Wicking Beds Piped Together – Waterproofing & Piping
Most raised garden beds leak a little.
However, in order for the wicking bed to work, it has to not leak. At least, not from the bottom. Not from the reservoir layer of the bed. In order for me to achieve this, I have to use plastic. Poly film from the hardware store. It is the only part of the whole thing that is not organic. If you don’t need to use plastic film, don’t.
But if you must, putting gravel on plastic, is not a way to keep things waterproof. To protect the plastic from the wood below and the rock above. An additional layer of fabric is needed. Sandwich the plastic layer between the fabric.
Layer of Fabric
2 Layers of Plastic (3mm poly)
Layer of Fabric
Fill and Overflow Holes
On either end of the bed is a drilled 2″ hole. One is for inflow, the other for overflow. I have written on other pages about the physics of wicking, and the maximum depth you can go with the wicking beds. However, that is not a concern here. There is just enough room for a 4″ pipe and 6″ of soil in these beds. Deep enough for the vegetable/annual roots we are going for. The piping I am using for the connections is 2″ in diameter.
Why the different pipe sizes you ask?
Two things happen. The rain that we receive in southern Alberta usually comes in big, short bursts. A thunderstorm for example. When that happens, the water comes down the downspout with some gusto.
To counter this, the pipes go from 2″ to 4″. This slows the water down in the bed. Allowing for more absorption into the reservoir material. Use a coarse reservoir material for this reason also.
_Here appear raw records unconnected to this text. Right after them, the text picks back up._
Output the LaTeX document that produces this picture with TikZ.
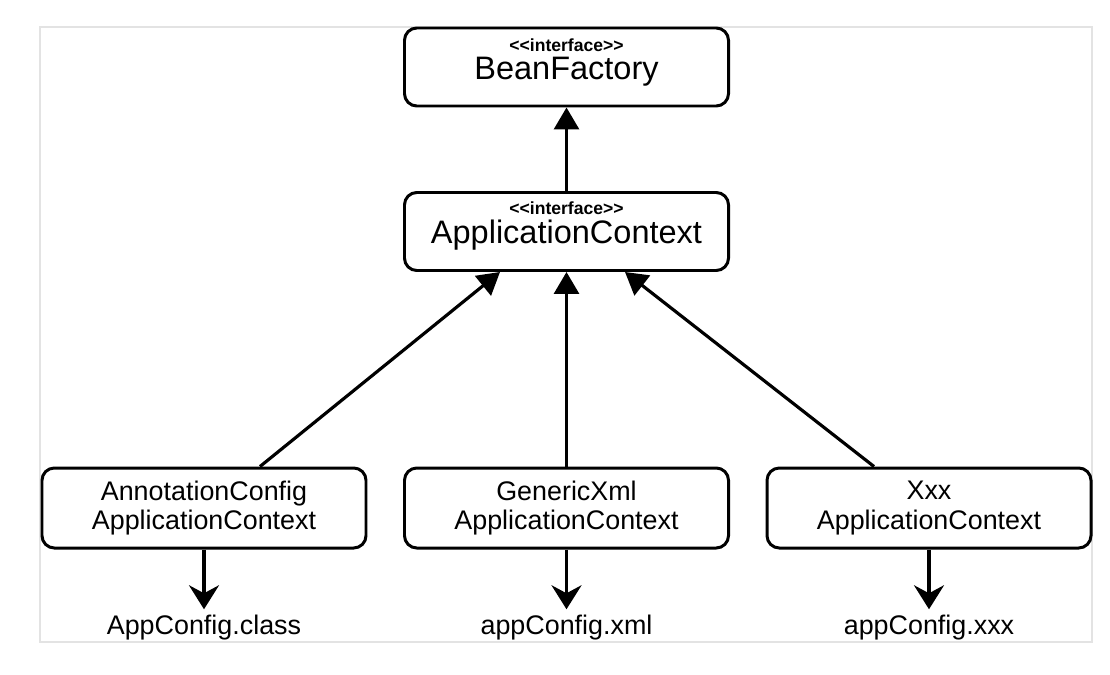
\documentclass[tikz,border=0pt]{standalone}
\usepackage{fontspec}
\setmainfont{Liberation Sans}
\usetikzlibrary{arrows.meta}

\tikzset{
    classbox/.style={draw, rounded corners=7pt, line width=1.7pt, minimum width=6.48cm},
    ifacebox/.style={classbox, minimum height=1.56cm},
    implbox/.style={classbox, minimum height=1.6cm, align=center, font=\fontsize{15.3}{16.8}\selectfont},
    stereo/.style={font=\fontsize{10}{12}\selectfont\bfseries, inner sep=0pt},
    bigname/.style={font=\fontsize{18.5}{22}\selectfont, inner sep=0pt},
    filename/.style={font=\fontsize{15.3}{18}\selectfont},
    upline/.style={line width=1.8pt, -{Triangle[width=0.5cm,length=0.44cm]}},
    downline/.style={line width=1.8pt, -{Stealth[width=0.6cm,length=0.48cm,inset=0.16cm]}}
}

\begin{document}
\begin{tikzpicture}

        \useasboundingbox (0,0) rectangle (22.2,-13.48);

        %light frame round the whole diagram
        \draw [draw=gray!22, line width=0.8pt] (0.8,-0.54) rectangle (21.84,-12.84);

        %BeanFactory interface
        \node [ifacebox] (beanfactory) at (11.33,-1.34) {};
        \node [stereo] (bfstereo) at (11.33,-0.90) {{<}{<}interface{>}{>}};
        \node [bigname] (bfname) at (11.33,-1.44) {BeanFactory};

        %ApplicationContext interface
        \node [ifacebox] (appctx) at (11.33,-4.63) {};
        \node [stereo] (acstereo) at (11.33,-4.16) {{<}{<}interface{>}{>}};
        \node [bigname] (acname) at (11.33,-4.70) {ApplicationContext};

        %ApplicationContext extends BeanFactory
        \draw [upline] (appctx.north) -- (beanfactory.south);

        %implementations
        \node [implbox] (annotctx) at (4.08,-10.16) {AnnotationConfig\\ApplicationContext};
        \node [implbox] (xmlctx) at (11.33,-10.16) {GenericXml\\ApplicationContext};
        \node [implbox] (xxxctx) at (18.58,-10.16) {Xxx\\ApplicationContext};

        %implementations to ApplicationContext
        \draw [upline] ([xshift=1.12cm]annotctx.north) -- ([xshift=-1.33cm]appctx.south);
        \draw [upline] (xmlctx.north) -- (appctx.south);
        \draw [upline] ([xshift=-1.1cm]xxxctx.north) -- ([xshift=1.17cm]appctx.south);

        %configuration sources
        \node [filename] (appclass) at (4.08,-12.56) {AppConfig.class};
        \node [filename] (appxml) at (11.33,-12.56) {appConfig.xml};
        \node [filename] (appxxx) at (18.58,-12.56) {appConfig.xxx};

        \draw [downline] (annotctx.south) -- (appclass.north);
        \draw [downline] (xmlctx.south) -- (appxml.north);
        \draw [downline] (xxxctx.south) -- (appxxx.north);

    \end{tikzpicture}
\end{document}
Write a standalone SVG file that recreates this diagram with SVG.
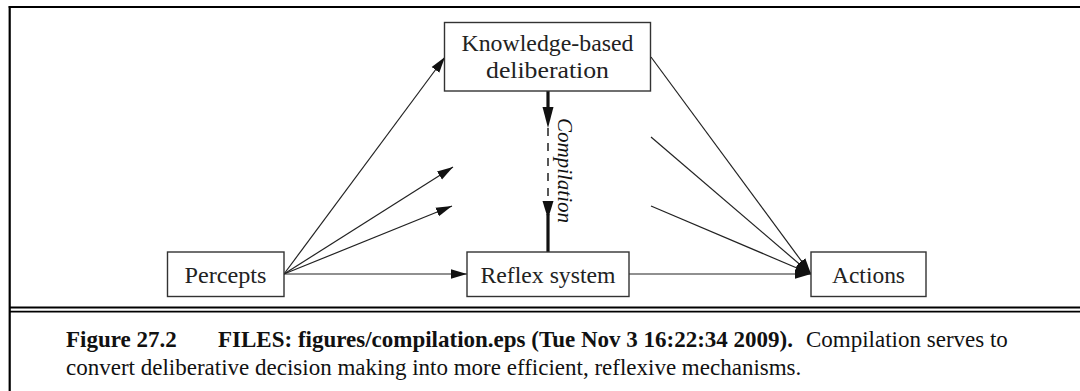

The second thing is that the larger pipe acts as an open reservoir. A tiny, underground aquifer, if you will.
Wicking Beds Piped Together – Placement
Place the bins before filling them up! I can’t stress this enough. They are heavy when they are even half full, and they may settle as filled. Make sure they are on solid ground.
The lining will stretch and pull as the bin is filled. I do staple the lining to the edges when installing them. When filling then bins, watch the plastic lining and pull the staples out before it stretches to much. Wait to trim the plastic and fabric until the beds are filled. This will allow the plastic to move, and fill in the crevices and corners without causing any holes to form.
Take your time when placing the gravel. Gently place the rocks on the bottom and against the sides.
I missed the layer of root barrier in the pictures. There is a layer of root fabric on the rock layer. Between the rock “reservoir” and the growing medium. It’s there to keep the roots out of the reservoir area. Over time that can be an issue. Especially in the ground, I tend to wrap the pipe in fabric as well. Perforated pipe pre-wrapped in fabric is available.
The plastic moves and adjusts as the bed is filled with water. Leave lots of slack in the plastic when doing the final trim, to account for that.
The edges of the beds are 4″ wide. This gives a ledge to place the cold frames in the winter, and other things in the summer.
Another look at before.
Where we are now.
Wicking Beds Piped Together – What’s Next
This is as far as we are getting this year. In the spring I hope to add the cold frame greenhouse lids to them. The Sun will be back on them in February, so that is the loose deadline. The greens planted in the ground; the Lettuce, Spinach & Kale, will be in the wicking beds in 2022 along with some Tomatoes. I will try to expand the Strawberries (bottom right corner) along the fence garden.
Some of the connections were stretched a bit too far when I filled and adjusted the beds. So I will have to readjust those so they don’t leak. My bad.
Connecting The Whole Thing Together
Notice the overflow in the bottom left corner of the above picture. The final overflow will cross under the pathway and into another in-ground wicking bed. Another pipe is under the Strawberry and Raspberry patches along the fence.